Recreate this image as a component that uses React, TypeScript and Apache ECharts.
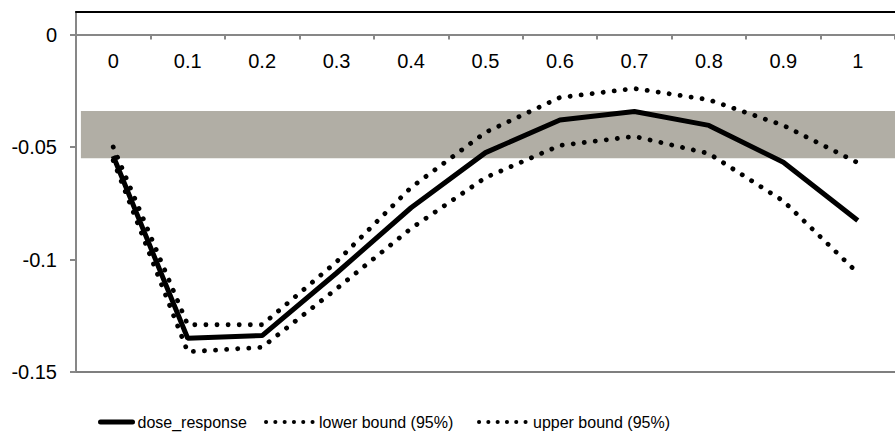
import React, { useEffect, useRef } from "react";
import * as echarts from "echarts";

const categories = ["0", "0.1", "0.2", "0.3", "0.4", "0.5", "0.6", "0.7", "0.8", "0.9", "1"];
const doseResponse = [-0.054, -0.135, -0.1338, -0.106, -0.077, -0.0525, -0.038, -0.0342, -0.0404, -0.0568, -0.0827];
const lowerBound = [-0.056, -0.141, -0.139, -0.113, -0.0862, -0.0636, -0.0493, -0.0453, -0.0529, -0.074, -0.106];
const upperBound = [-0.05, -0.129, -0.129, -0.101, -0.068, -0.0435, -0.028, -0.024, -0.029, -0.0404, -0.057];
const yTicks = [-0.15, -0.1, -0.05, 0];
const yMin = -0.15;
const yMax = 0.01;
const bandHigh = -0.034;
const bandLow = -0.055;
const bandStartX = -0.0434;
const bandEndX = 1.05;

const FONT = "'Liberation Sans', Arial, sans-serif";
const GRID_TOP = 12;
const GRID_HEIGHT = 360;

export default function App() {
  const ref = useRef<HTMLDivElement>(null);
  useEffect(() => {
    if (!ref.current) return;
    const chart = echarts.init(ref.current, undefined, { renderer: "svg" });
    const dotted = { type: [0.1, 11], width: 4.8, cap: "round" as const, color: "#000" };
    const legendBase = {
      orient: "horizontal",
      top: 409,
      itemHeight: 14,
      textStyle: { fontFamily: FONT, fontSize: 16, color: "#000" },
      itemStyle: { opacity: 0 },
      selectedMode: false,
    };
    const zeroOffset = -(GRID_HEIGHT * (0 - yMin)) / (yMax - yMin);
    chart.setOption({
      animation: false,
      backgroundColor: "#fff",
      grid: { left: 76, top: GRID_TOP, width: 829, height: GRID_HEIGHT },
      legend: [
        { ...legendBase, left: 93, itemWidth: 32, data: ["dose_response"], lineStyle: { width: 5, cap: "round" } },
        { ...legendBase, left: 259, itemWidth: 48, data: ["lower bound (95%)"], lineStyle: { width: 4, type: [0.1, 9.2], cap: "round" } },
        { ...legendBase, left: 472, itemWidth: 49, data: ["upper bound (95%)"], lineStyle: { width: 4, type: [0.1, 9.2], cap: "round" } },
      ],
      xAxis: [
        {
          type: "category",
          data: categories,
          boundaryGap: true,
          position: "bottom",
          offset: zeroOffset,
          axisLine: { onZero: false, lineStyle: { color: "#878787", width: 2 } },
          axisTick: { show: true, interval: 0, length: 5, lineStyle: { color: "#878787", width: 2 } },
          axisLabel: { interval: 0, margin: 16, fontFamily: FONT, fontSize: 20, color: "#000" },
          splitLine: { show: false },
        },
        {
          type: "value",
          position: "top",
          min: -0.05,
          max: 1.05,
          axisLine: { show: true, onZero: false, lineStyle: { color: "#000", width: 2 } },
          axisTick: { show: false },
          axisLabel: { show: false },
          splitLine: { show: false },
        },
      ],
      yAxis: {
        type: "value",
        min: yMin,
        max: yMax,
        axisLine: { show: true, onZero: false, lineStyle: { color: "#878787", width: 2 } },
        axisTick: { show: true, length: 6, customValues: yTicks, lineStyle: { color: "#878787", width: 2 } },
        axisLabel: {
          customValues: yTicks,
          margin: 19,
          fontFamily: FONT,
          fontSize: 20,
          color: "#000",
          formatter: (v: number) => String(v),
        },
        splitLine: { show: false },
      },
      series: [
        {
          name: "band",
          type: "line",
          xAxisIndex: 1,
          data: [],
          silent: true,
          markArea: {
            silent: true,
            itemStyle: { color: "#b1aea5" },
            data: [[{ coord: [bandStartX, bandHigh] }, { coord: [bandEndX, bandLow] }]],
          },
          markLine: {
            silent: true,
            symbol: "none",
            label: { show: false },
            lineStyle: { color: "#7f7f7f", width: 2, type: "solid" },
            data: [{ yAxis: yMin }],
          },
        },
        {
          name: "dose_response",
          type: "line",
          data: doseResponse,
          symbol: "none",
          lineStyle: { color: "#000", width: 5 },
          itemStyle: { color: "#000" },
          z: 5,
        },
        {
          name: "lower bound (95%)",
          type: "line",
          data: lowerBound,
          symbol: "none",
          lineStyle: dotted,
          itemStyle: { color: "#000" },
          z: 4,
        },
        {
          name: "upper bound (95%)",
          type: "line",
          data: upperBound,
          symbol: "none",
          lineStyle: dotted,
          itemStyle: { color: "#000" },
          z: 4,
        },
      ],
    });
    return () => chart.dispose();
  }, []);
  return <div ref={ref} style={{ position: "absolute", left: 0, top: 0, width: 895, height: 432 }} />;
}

——

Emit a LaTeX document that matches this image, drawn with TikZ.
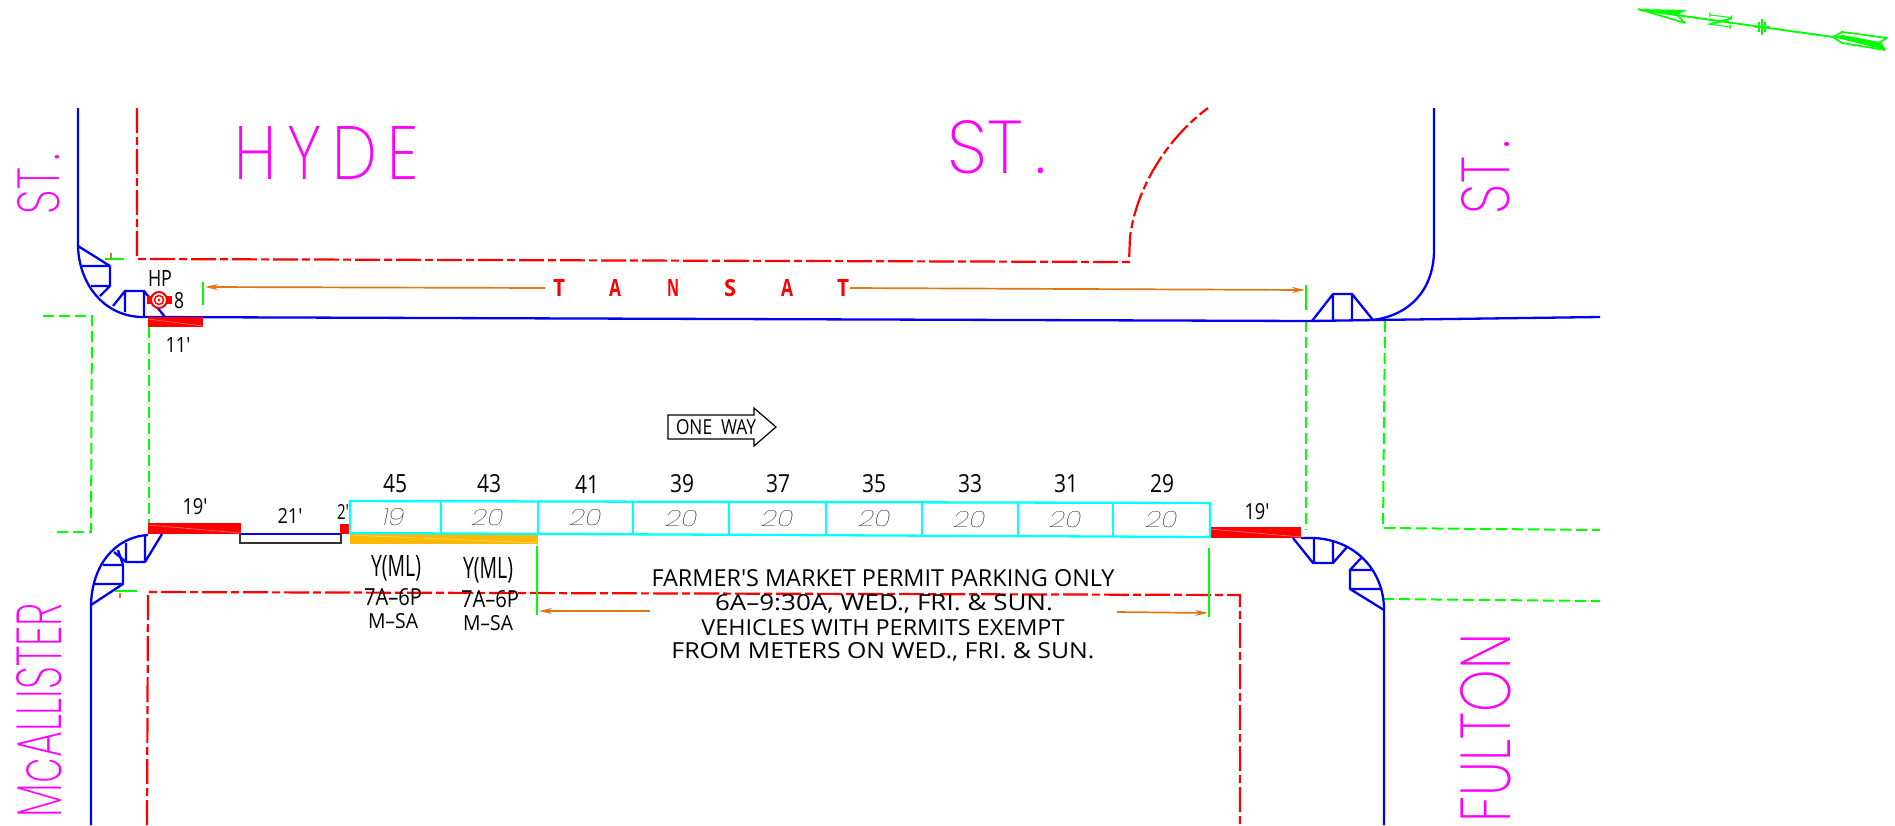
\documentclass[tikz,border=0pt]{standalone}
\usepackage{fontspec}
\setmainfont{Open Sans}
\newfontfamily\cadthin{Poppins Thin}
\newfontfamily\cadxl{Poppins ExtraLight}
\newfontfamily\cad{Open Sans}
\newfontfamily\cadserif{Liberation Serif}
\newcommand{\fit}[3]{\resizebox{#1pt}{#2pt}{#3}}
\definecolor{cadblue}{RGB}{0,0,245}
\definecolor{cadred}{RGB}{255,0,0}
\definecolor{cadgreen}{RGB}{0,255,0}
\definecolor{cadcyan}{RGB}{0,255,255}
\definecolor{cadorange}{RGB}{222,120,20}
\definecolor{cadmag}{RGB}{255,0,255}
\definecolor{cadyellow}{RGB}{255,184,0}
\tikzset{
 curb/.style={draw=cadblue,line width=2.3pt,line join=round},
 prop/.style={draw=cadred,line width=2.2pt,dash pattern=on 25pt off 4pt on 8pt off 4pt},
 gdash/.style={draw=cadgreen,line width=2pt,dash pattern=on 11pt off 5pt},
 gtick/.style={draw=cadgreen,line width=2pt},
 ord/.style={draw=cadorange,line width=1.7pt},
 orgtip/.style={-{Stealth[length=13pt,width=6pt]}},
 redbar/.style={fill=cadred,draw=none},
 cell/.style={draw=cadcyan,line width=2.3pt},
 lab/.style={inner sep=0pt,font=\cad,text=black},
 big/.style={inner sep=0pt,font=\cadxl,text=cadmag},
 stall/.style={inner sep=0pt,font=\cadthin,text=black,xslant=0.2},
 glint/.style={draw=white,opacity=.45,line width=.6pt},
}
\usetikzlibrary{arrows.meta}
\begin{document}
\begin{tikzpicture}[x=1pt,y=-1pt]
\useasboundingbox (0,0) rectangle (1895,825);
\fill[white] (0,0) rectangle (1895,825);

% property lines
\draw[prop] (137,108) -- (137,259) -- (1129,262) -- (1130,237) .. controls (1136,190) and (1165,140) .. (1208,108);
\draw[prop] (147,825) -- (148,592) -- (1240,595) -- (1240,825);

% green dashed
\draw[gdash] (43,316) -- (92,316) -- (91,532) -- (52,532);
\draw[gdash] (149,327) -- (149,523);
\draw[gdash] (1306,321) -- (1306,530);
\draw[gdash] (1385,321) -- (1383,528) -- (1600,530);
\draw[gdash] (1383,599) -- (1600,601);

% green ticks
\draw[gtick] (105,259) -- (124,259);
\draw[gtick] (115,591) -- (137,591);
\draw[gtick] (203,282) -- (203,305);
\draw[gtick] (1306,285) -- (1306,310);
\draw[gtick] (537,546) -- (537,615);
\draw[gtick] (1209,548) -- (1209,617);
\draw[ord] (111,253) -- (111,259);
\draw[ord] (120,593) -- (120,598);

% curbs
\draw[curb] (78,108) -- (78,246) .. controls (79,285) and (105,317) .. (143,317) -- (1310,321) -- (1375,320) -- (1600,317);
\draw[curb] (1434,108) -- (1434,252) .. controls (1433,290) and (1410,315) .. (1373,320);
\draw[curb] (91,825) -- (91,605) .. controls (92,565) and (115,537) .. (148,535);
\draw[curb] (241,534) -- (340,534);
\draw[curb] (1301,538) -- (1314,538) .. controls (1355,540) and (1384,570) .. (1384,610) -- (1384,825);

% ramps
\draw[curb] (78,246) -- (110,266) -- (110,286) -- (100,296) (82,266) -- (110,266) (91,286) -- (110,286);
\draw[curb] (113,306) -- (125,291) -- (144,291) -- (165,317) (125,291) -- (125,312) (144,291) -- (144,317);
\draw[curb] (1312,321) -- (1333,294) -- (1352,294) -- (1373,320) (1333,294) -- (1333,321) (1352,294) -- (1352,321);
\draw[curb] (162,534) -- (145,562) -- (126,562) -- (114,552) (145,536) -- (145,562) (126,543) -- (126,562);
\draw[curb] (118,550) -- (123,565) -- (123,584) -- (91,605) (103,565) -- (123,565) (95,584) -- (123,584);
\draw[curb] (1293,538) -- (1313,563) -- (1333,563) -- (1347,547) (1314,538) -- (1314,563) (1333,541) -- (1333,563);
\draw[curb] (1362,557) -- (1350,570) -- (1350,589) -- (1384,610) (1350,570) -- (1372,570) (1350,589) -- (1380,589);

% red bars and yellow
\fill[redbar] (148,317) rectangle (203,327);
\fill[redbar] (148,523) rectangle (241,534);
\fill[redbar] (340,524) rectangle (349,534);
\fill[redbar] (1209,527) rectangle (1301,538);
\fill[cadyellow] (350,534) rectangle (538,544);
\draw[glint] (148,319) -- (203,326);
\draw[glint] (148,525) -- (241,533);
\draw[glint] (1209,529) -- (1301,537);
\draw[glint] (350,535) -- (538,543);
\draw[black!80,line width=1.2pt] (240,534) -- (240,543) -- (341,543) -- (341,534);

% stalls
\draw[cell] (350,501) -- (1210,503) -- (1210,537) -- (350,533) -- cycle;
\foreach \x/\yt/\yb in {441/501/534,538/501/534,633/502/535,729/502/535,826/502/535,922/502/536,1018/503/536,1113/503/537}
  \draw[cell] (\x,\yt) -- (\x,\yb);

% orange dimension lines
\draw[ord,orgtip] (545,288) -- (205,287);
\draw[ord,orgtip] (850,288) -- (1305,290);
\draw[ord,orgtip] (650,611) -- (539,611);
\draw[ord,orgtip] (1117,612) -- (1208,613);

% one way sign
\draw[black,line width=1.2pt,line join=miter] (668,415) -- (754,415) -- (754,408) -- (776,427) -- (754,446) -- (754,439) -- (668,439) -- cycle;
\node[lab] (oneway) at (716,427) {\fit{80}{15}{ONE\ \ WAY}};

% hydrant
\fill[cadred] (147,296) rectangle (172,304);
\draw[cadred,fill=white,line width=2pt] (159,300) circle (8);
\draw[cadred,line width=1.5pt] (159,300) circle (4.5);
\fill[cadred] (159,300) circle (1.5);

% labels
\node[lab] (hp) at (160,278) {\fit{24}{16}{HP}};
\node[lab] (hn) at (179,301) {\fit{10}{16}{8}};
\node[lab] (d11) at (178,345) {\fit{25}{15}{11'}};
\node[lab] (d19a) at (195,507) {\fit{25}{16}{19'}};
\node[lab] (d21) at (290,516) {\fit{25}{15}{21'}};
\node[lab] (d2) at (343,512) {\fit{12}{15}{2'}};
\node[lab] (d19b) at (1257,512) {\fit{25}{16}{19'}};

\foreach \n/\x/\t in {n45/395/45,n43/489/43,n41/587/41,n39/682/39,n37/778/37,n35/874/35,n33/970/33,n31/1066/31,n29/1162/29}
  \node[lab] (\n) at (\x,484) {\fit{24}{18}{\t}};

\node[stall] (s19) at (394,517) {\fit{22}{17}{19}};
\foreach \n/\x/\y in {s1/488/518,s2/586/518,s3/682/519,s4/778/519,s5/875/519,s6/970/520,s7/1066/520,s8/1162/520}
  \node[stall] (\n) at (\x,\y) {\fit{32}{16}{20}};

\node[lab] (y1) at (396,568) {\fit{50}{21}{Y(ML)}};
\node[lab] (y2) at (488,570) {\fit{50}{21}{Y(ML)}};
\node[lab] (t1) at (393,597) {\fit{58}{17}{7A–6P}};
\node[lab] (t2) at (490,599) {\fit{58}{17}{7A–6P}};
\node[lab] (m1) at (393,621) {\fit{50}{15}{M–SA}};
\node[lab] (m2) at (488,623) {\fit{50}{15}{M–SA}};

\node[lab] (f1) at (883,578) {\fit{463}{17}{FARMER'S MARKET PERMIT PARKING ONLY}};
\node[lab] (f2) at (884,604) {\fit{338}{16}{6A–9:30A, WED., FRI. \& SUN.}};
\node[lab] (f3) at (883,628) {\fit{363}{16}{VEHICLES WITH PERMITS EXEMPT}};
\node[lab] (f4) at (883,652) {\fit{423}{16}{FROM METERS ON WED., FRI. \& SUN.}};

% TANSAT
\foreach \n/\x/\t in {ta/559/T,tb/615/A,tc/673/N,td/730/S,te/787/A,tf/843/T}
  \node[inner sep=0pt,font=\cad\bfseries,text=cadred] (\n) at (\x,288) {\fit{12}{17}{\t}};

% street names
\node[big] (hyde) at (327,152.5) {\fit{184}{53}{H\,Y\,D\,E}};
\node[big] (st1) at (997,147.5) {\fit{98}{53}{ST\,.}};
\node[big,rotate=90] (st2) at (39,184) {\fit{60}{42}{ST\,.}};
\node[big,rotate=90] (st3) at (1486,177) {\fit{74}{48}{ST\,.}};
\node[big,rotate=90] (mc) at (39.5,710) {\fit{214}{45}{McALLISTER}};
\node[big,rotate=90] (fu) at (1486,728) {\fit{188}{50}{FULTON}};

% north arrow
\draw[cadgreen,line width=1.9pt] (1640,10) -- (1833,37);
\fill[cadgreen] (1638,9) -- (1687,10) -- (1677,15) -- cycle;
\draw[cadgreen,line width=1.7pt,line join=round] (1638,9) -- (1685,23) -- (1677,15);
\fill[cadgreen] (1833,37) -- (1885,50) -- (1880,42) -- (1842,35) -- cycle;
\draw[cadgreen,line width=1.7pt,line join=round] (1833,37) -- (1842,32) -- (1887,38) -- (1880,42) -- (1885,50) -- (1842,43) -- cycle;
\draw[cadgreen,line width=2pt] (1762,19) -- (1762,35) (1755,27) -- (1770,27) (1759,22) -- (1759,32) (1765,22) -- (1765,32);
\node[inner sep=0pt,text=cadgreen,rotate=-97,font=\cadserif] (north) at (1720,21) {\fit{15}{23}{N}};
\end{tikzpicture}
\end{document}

——

§ **Stated task**:
Using the data above, say how many lines include "React". No other reply is needed.

§ **Answer to this exercise**:
2